> DO THIS
Tally the lines containing the word "React", and report the tally alone.

> MATERIAL
[START]

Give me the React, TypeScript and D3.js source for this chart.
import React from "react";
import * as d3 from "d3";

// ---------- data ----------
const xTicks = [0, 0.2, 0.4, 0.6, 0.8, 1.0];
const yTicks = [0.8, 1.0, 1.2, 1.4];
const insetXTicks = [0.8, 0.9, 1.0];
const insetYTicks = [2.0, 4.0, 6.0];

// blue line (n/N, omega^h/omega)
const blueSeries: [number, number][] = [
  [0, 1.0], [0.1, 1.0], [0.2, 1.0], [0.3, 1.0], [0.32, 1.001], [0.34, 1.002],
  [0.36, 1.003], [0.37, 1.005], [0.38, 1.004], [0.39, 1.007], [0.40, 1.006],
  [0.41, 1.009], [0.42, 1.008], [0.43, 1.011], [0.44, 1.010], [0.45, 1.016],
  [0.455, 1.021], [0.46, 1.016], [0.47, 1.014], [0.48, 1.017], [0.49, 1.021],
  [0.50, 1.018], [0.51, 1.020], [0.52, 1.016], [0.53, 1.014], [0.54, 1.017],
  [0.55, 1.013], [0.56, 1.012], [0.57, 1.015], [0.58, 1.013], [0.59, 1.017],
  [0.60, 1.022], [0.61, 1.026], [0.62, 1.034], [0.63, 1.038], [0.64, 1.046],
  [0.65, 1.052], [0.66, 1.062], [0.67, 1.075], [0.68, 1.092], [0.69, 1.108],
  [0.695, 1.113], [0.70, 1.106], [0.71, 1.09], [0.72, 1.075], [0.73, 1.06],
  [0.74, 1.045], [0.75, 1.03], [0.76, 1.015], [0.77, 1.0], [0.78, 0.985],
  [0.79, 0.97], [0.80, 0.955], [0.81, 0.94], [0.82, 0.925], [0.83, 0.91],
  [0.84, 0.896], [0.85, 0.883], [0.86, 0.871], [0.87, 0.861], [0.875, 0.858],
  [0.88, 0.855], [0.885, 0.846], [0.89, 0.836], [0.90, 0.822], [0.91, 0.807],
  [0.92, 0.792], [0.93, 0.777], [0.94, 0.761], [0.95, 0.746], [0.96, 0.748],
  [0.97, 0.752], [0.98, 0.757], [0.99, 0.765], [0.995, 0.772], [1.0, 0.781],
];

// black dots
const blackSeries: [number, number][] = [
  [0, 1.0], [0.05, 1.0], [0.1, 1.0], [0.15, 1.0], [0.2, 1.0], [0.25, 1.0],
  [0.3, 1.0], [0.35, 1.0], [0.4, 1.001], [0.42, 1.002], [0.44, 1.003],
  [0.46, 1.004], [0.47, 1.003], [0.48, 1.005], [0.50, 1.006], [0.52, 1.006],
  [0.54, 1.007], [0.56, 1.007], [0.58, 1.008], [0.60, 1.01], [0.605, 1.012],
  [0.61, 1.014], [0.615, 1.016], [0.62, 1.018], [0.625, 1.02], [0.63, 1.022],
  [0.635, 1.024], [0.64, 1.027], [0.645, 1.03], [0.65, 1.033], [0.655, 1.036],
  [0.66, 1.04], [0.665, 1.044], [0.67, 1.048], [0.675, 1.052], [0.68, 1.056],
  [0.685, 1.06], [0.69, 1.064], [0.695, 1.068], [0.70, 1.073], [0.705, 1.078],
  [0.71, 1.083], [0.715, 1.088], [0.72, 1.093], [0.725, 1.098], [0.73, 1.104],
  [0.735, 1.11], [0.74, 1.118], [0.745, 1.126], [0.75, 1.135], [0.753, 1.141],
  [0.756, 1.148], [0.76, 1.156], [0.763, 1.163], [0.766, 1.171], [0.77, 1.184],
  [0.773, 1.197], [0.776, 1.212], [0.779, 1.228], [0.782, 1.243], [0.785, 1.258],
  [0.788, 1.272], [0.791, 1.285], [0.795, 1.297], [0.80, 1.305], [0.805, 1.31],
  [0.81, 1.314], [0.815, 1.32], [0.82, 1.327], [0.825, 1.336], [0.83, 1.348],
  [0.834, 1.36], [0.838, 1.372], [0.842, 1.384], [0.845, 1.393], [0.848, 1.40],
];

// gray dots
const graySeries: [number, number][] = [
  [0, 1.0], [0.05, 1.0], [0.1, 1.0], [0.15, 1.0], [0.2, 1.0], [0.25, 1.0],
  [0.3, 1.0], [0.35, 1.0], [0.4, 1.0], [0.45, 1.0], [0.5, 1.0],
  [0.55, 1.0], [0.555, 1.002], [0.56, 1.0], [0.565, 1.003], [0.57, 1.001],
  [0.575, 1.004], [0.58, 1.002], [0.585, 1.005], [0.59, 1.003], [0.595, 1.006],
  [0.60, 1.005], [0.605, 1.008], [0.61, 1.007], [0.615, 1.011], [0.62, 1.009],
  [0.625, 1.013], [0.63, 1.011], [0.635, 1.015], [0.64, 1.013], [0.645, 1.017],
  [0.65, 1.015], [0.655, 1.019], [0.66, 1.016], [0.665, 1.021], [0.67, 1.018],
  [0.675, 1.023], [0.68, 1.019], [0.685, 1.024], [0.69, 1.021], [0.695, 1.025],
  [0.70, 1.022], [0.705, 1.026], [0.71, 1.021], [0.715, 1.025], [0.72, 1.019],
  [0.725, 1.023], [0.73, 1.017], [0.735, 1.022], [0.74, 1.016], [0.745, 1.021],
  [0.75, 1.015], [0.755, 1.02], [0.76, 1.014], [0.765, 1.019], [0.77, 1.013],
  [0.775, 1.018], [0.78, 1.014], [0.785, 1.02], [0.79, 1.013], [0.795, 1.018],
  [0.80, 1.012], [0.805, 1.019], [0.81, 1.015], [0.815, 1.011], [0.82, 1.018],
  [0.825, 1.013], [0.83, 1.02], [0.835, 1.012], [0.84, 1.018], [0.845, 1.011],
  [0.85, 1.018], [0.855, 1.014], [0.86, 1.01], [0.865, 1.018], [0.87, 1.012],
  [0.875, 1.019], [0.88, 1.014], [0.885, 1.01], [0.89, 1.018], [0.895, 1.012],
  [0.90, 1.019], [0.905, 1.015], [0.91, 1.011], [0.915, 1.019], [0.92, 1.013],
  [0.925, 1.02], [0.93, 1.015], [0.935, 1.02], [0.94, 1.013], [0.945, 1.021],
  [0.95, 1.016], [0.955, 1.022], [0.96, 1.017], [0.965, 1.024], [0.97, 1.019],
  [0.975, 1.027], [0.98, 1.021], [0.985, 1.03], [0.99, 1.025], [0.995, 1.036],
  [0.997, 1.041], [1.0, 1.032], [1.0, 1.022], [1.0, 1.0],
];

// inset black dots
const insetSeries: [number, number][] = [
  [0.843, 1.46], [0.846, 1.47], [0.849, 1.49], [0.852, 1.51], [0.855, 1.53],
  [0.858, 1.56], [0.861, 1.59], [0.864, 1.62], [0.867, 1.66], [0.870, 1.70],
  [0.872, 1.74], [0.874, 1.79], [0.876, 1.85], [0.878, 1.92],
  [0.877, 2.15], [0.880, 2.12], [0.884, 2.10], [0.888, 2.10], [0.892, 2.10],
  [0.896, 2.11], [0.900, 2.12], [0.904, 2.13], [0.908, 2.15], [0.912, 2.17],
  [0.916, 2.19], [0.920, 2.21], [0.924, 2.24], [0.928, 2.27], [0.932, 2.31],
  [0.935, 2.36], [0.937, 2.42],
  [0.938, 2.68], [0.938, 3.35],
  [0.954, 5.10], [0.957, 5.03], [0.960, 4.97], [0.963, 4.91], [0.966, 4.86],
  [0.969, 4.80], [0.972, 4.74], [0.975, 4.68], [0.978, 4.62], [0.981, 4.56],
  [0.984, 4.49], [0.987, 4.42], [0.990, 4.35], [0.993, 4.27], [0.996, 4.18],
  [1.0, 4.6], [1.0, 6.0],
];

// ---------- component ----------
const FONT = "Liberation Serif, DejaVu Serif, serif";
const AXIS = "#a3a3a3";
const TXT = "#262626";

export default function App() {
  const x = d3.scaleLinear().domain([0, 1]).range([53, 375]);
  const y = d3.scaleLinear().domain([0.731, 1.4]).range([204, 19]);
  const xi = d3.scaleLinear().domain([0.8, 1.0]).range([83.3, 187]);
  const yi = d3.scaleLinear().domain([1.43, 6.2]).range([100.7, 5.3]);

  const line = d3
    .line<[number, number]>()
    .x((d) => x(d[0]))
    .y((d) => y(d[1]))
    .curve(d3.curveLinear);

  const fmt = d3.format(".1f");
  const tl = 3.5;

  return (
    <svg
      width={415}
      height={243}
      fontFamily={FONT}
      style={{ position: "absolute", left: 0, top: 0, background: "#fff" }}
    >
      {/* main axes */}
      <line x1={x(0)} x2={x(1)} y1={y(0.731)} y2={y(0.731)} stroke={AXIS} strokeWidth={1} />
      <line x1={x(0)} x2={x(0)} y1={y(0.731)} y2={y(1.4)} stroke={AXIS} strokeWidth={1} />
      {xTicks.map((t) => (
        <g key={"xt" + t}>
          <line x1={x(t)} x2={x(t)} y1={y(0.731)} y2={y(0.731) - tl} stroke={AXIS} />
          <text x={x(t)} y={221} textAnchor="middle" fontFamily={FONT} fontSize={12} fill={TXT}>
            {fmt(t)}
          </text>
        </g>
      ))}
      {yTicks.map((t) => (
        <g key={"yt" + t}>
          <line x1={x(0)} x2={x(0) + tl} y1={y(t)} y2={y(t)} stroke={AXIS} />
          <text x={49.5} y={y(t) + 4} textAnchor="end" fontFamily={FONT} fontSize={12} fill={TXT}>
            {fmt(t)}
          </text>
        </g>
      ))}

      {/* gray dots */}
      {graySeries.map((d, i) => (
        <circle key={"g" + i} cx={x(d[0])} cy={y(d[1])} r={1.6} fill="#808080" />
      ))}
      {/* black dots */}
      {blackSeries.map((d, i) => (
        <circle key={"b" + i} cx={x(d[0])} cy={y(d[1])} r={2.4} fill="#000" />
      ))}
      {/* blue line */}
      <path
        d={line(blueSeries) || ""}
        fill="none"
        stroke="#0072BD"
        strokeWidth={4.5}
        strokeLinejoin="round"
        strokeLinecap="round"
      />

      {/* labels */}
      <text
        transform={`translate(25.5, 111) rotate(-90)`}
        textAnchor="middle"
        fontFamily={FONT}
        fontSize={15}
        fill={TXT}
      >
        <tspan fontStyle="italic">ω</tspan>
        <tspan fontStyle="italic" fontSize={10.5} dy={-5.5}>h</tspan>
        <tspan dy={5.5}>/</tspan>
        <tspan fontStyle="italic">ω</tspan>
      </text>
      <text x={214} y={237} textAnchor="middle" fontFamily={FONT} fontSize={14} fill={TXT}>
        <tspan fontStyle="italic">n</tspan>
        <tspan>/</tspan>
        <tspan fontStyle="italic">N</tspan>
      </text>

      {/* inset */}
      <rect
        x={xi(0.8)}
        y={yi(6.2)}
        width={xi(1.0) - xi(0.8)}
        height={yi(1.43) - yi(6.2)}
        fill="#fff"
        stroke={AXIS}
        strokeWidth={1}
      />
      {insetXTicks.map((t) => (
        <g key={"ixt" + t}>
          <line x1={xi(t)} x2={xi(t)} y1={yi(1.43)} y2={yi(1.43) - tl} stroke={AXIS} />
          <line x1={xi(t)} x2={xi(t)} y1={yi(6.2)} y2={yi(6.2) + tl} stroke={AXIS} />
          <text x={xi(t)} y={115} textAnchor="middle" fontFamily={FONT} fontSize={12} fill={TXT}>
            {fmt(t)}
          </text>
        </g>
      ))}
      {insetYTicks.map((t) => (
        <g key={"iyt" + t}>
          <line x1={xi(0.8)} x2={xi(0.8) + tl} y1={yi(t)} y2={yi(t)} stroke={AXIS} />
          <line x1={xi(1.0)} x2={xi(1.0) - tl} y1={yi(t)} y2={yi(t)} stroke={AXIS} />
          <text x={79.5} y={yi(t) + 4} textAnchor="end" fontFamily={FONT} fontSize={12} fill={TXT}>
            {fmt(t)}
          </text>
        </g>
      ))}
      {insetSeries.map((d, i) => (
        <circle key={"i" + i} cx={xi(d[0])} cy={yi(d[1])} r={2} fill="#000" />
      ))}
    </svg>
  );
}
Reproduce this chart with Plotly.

[END]

> SOLUTION BELOW
2